Feature Request: Bring back vertex light baking

I’m in the process of converting a UDK game over to UE4 and I really miss being able to have lighting bake to the vertex rather than UV’s It’s perfect for many common game assets such as:

  1. Cables - these are often long and if they have bends in them they have good vertex distribution and density. If they often don’t have a good place to have a seam in the lighting especially if they are suspended in the air. If they are long then square lightmaps either mean having seams or wasted UV space. Baking the lighting to their vertices eliminates the seams.

  2. Grass blade patches (and other foliage) - with lightmaps you get lots of lost space due to having to have padding around each blade and if you have several grass patches with different sizes and number of grass blades you get inconsistent lightmap density across them. Using vertex baked lighting you get great consistency across all grass blade meshes whether a static mesh is a single blade or a large patch of grass blades they will all light the same. Grass and other foliage are often modeled with many vertices in order to move smoothly with wind and have smooth curves so they have often have plenty of vertices and good distribution.

  3. Generic Natural objects - ie - Rocks, Ice Chunks etc. These are often modeled in zbrush and end up having a relatively even vertex distribution some natural chaos particularly when using retopology tools like Decimation Master. Many of these types of assets are made to look good from all angles and made to be used at all rotations with no bottom etc. As such there is often no good place to have a lightmap seam that will work for all rotations and uses of a single rock.
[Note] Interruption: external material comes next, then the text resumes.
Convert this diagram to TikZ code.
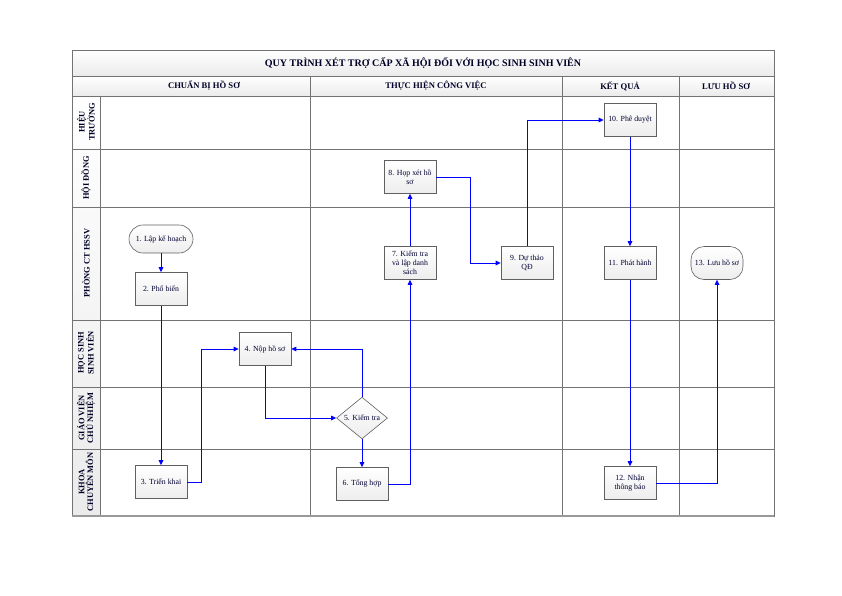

Using vertex baked lighting can be great in this case.

I hope you consider bringing this great feature of UDK / Unreal 3 back! Thank you, let me know if you would like any screenshots or asset files etc.

Just wondering, does it support vertex lighting in latest versions ?
I want to use it for cables as author mentioned.

As far as I can tell it still does not support vertex lighting. I still really wish they would add this feature. It would be very useful especially for performance limited mobile VR applications. Please upvote my post if you agree maybe we can get them to consider this.

Bump.

I am manually painting all vertices in the map for vertex lighting, but this is too tiring! Please bring back this feature.

1 Like

+1 for this… vertex lighting can be very useful

For large open levels, when you want a cheap solution in terms of shading and setup, vertex baked GI is great… you get fantastic gradients as the colors interpolate between vertices, faster baknig (less points to solve), faster setup (just write to vertices).

These days too, vertex count is increasing so the previous issue of vertex lighting aren’t as bad either.

Tricky objects like spikes on a fence, tree’s branch tips, complicated organic geometry don’t exhibit the unwrapping and UV edge issues either…

It was in UE3… why was this removed?

+1 for this… vertex lighting can be very useful

For large open levels, when you want a cheap solution in terms of shading and setup, vertex baked GI is great… you get fantastic gradients as the colors interpolate between vertices, faster baknig (less points to solve), faster setup (just write to vertices).

These days too, vertex count is increasing so the previous issue of vertex lighting aren’t as bad either.

Tricky objects like spikes on a fence, tree’s branch tips, complicated organic geometry don’t exhibit the unwrapping and UV edge issues either…

It was in UE3… why was this removed?

Still relevant, I would really like to see this technology in future updates.